ADU News

Woodland commission workshops ADU code updates under new state law, directs staff to prepare redlines

The Woodland Planning Commission held a workshop to update local land-use code to comply with House Bill 1337, which requires cities to allow accessory dwelling units (ADUs) under certain conditions. Commissioners, staff and public witnesses discussed how to implement the law locally, and staff were directed to prepare redlined code for further review.

Realtors and residents testified in favor of ADUs as a housing tool. Mike Wallen of the Lower Columbia Association of Realtors said ADUs can help the housing shortage and urged the commission to consider reducing parking requirements; he cited an example impact fee of about “$5,900 impact fee per ADU.” Heather Renner described an on-site ADU used to house an ill family member and urged flexibility to preserve household options for aging relatives.

Commissioners discussed several implementation choices. They expressed consensus on key points: allow up to two ADUs on qualifying single-family lots, eliminate an owner-occupancy requirement the city previously maintained, and reduce off-street parking requirements to one space per ADU while providing administrative flexibility for variances or case-by-case adjustments. Commissioners also proposed relying on existing lot-coverage rules to control ADU size instead of imposing a strict new square-foot cap, and asked staff to research other cities’ (Lacey, Longview) sample code.

Staff and commission members noted practical issues: whether ADUs in mobile-home parks or industrial areas should be treated differently; how condominiumization of detached ADUs would be recorded (staff noted that other cities create new legal descriptions for condoed ADUs); and fees and process for variances (a variance application example number was discussed: $2,500 plus cost recovery). Commissioners agreed to have staff produce redlined code and comparisons for the next meeting and to bring back examples and legal language.

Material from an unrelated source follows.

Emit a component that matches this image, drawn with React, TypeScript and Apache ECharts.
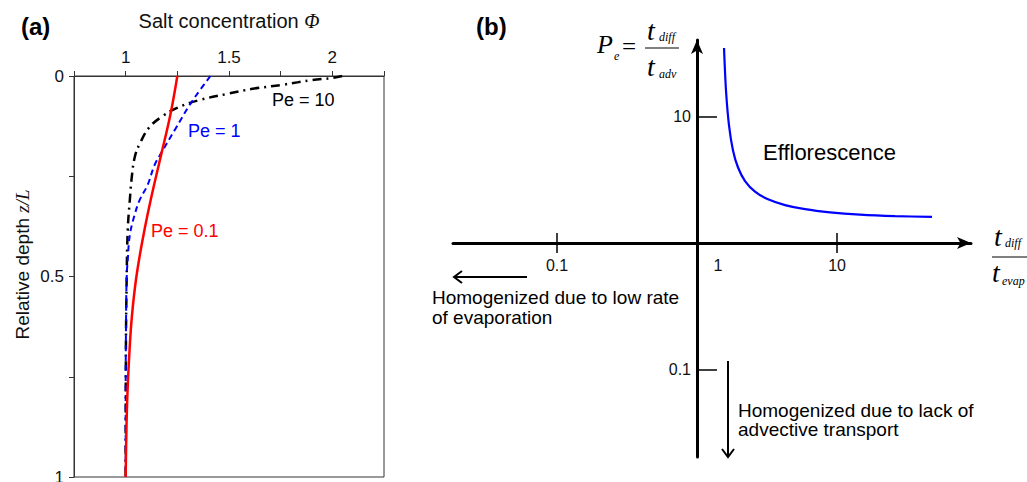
import React, { useEffect, useRef } from 'react';
import * as echarts from 'echarts';

const SANS = "'Liberation Sans', Arial, sans-serif";
const SERIF = "'Liberation Serif', 'Times New Roman', serif";

// Panel (a): salt concentration profiles
const depthPe01 = [0, 0.1, 0.2, 0.3, 0.4, 0.5, 0.6, 0.7, 0.8, 0.9, 1.0];
const phiPe01 = [1.25, 1.215, 1.17, 1.125, 1.085, 1.052, 1.03, 1.017, 1.008, 1.003, 1.0];

const depthPe1 = [0, 0.035, 0.072, 0.135, 0.185, 0.222, 0.272, 0.309, 0.347, 0.397, 0.459, 0.5, 0.6, 0.8, 1];
const phiPe1 = [1.41, 1.36, 1.31, 1.237, 1.18, 1.14, 1.106, 1.068, 1.043, 1.02, 1.01, 1.005, 1.002, 1.0, 1.0];

const depthPe10 = [0, 0.005, 0.01, 0.022, 0.032, 0.045, 0.06, 0.08, 0.1, 0.127, 0.167, 0.2, 0.25, 0.31, 0.384, 0.5, 0.7, 1];
const phiPe10 = [2.048, 2.0, 1.903, 1.758, 1.614, 1.488, 1.357, 1.246, 1.179, 1.116, 1.07, 1.045, 1.03, 1.02, 1.01, 1.005, 1.001, 1.0];

const phiTickLabels = [1, 1.5, 2];
const depthTickLabels = [0, 0.5, 1];

// Panel (b): efflorescence boundary (log-log schematic)
const effloRatio = [1.559, 1.611, 1.693, 1.807, 1.963, 2.203, 2.596, 3.215, 4.253, 5.907, 8.913, 14.6, 25.96, 47.7];
const effloPeclet = [34.8, 16.0, 8.475, 5.395, 3.952, 3.091, 2.549, 2.215, 1.994, 1.85, 1.748, 1.677, 1.632, 1.608];
const ratioTickLabels = [0.1, 1, 10];
const ratioTicks = [0.1, 10];
const pecletTickLabels = [0.1, 10];

const zip = (xs: number[], ys: number[]) => xs.map((x, i) => [x, ys[i]]);

const txt = (x: number, y: number, text: string, font: string, fill = '#000', align = 'left') => ({
  type: 'text',
  x,
  y,
  silent: true,
  style: { text, font, fill, textAlign: align, textVerticalAlign: 'middle' },
});

const seg = (x1: number, y1: number, x2: number, y2: number, w = 2) => ({
  type: 'line',
  silent: true,
  shape: { x1, y1, x2, y2 },
  style: { stroke: '#000', lineWidth: w },
});

const head = (pts: number[][]) => ({
  type: 'polyline',
  silent: true,
  shape: { points: pts },
  style: { stroke: '#000', lineWidth: 2, fill: null },
});

const ratioLabel = (v: number) => (v < 0.5 ? '0.1' : v < 5 ? '{one|1}' : '10');
const pecletLabel = (v: number) => (v < 1 ? '0.1' : '10');

const bAxisCommon = {
  type: 'log',
  logBase: 10,
  gridIndex: 1,
  splitLine: { show: false },
  minorTick: { show: false },
  minorSplitLine: { show: false },
};

const option: any = {
  animation: false,
  backgroundColor: '#fff',
  grid: [
    { left: 74, top: 76, width: 310, height: 401, show: true, borderColor: '#333', borderWidth: 1, outerBoundsMode: 'none' },
    { left: 453, top: 40, width: 518, height: 417, outerBoundsMode: 'none' },
  ],
  xAxis: [
    {
      type: 'value',
      gridIndex: 0,
      position: 'top',
      min: 0.75,
      max: 2.25,
      interval: 0.25,
      axisLine: { show: true, lineStyle: { color: '#333', width: 1 } },
      axisTick: { show: true, inside: false, length: 5, lineStyle: { color: '#333' } },
      axisLabel: {
        formatter: (v: number) => (phiTickLabels.some((t) => Math.abs(t - v) < 1e-9) ? String(v) : ''),
        fontSize: 17,
        fontFamily: SANS,
        color: '#111',
        margin: 10,
      },
      splitLine: { show: false },
      name: '{n|Salt concentration }{i|Φ}',
      nameLocation: 'middle',
      nameGap: 45,
      nameTextStyle: {
        rich: {
          n: { fontSize: 20, fontFamily: SANS, color: '#111' },
          i: { fontSize: 20, fontFamily: SERIF, fontStyle: 'italic', color: '#111' },
        },
      },
    },
    {
      ...bAxisCommon,
      min: Math.pow(10, -1.743),
      max: Math.pow(10, 1.957),
      position: 'bottom',
      offset: -214,
      axisLine: {
        show: true,
        onZero: false,
        symbol: ['none', 'arrow'],
        symbolSize: [9, 14],
        lineStyle: { color: '#000', width: 3 },
      },
      axisTick: { show: true, inside: false, length: 10, customValues: ratioTicks, lineStyle: { color: '#000', width: 1.5 } },
      axisLabel: {
        customValues: ratioTickLabels,
        formatter: ratioLabel,
        fontSize: 16,
        fontFamily: SANS,
        color: '#111',
        margin: 14,
        rich: { one: { fontSize: 16, fontFamily: SANS, color: '#111', padding: [0, 0, 6, 42] } },
      },
    },
    {
      ...bAxisCommon,
      min: Math.pow(10, -1.743),
      max: Math.pow(10, 1.957),
      position: 'bottom',
      offset: -214,
      axisLine: { show: false, onZero: false },
      axisTick: { show: true, inside: true, length: 10, customValues: ratioTicks, lineStyle: { color: '#000', width: 1.5 } },
      axisLabel: { show: false },
    },
  ],
  yAxis: [
    {
      type: 'value',
      gridIndex: 0,
      inverse: true,
      min: 0,
      max: 1,
      interval: 0.25,
      axisLine: { show: true, lineStyle: { color: '#333', width: 1 } },
      axisTick: { show: true, inside: false, length: 5, lineStyle: { color: '#333' } },
      axisLabel: {
        formatter: (v: number) => (depthTickLabels.some((t) => Math.abs(t - v) < 1e-9) ? String(v) : ''),
        fontSize: 17,
        fontFamily: SANS,
        color: '#111',
        margin: 10,
      },
      splitLine: { show: false },
      name: '{n|Relative depth }{i|z/L}',
      nameLocation: 'middle',
      nameRotate: 90,
      nameGap: 42,
      nameTextStyle: {
        rich: {
          n: { fontSize: 19, fontFamily: SANS, color: '#111', padding: [0, 0, 0, 24] },
          i: { fontSize: 19, fontFamily: SERIF, fontStyle: 'italic', color: '#111' },
        },
      },
    },
    {
      ...bAxisCommon,
      min: Math.pow(10, -1.692),
      max: Math.pow(10, 1.605),
      position: 'left',
      offset: -244,
      axisLine: {
        show: true,
        onZero: false,
        symbol: ['none', 'arrow'],
        symbolSize: [9, 14],
        lineStyle: { color: '#000', width: 3 },
      },
      axisTick: { show: true, inside: true, length: 20, customValues: pecletTickLabels, lineStyle: { color: '#000', width: 1.5 } },
      axisLabel: {
        customValues: pecletTickLabels,
        formatter: pecletLabel,
        fontSize: 16,
        fontFamily: SANS,
        color: '#111',
        margin: 6,
      },
    },
  ],
  series: [
    {
      type: 'line',
      xAxisIndex: 0,
      yAxisIndex: 0,
      data: zip(phiPe10, depthPe10),
      smooth: 0.4,
      showSymbol: false,
      lineStyle: { color: '#000', width: 2.5, type: [9, 5, 2, 5] },
    },
    {
      type: 'line',
      xAxisIndex: 0,
      yAxisIndex: 0,
      data: zip(phiPe1, depthPe1),
      smooth: 0.4,
      showSymbol: false,
      lineStyle: { color: '#0000ff', width: 2, type: [6, 4] },
    },
    {
      type: 'line',
      xAxisIndex: 0,
      yAxisIndex: 0,
      data: zip(phiPe01, depthPe01),
      smooth: 0.4,
      showSymbol: false,
      lineStyle: { color: '#ff0000', width: 2.5 },
    },
    {
      type: 'line',
      xAxisIndex: 1,
      yAxisIndex: 1,
      data: zip(effloRatio, effloPeclet),
      smooth: 0.3,
      showSymbol: false,
      lineStyle: { color: '#0000ff', width: 2.2 },
    },
  ],
  graphic: [
    txt(21, 26, '(a)', `bold 24px ${SANS}`),
    txt(476, 26, '(b)', `bold 24px ${SANS}`),
    txt(272, 100, 'Pe = 10', `18px ${SANS}`, '#000'),
    txt(188, 131, 'Pe = 1', `18px ${SANS}`, '#0000ff'),
    txt(151, 231, 'Pe = 0.1', `18px ${SANS}`, '#ff0000'),
    txt(763, 152, 'Efflorescence', `22px ${SANS}`),
    txt(432, 297, 'Homogenized due to low rate', `19px ${SANS}`),
    txt(432, 317, 'of evaporation', `19px ${SANS}`),
    txt(738, 410, 'Homogenized due to lack of', `19px ${SANS}`),
    txt(738, 429, 'advective transport', `19px ${SANS}`),
    // left arrow
    seg(527, 277, 454, 277),
    head([[462, 271], [454, 277], [462, 283]]),
    // down arrow
    seg(728, 361, 728, 457),
    head([[722, 449], [728, 457], [734, 449]]),
    // Pe = t_diff / t_adv
    txt(597, 44, 'P', `italic 26px ${SERIF}`),
    txt(614, 56, 'e', `italic 12px ${SERIF}`),
    txt(622, 46, '=', `25px ${SERIF}`),
    txt(647, 30, 't', `italic 28px ${SERIF}`),
    txt(659, 37, 'diff', `italic 12px ${SERIF}`),
    seg(645, 48, 679, 48, 1),
    txt(647, 66, 't', `italic 28px ${SERIF}`),
    txt(659, 74, 'adv', `italic 12px ${SERIF}`),
    // t_diff / t_evap
    txt(994, 236, 't', `italic 28px ${SERIF}`),
    txt(1005, 243, 'diff', `italic 12px ${SERIF}`),
    seg(992, 257, 1027, 257, 1),
    txt(992, 272, 't', `italic 28px ${SERIF}`),
    txt(1002, 281, 'evap', `italic 12px ${SERIF}`),
  ],
};

export default function App() {
  const ref = useRef<HTMLDivElement>(null);
  useEffect(() => {
    const chart = echarts.init(ref.current!, null, { renderer: 'svg' });
    chart.setOption(option);
    return () => chart.dispose();
  }, []);
  return (
    <div
      ref={ref}
      style={{ position: 'absolute', left: 0, top: 0, width: 1027, height: 482, background: '#fff' }}
    />
  );
}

Next steps: staff will prepare and circulate redlines and model code examples before the next workshop, including suggested language for parking flexibility, owner-occupancy removal, two-ADU allowances, and conditional-use parameters for childcare and industrial-site questions. The commission did not take a final ordinance vote at this meeting.

The workshop included detailed exchanges on setbacks, lot coverage, parking enforcement, and site-plan review thresholds; commissioners asked staff for language that preserves safety (drop-off/pick-up provisions for childcare centers) while complying with state mandates.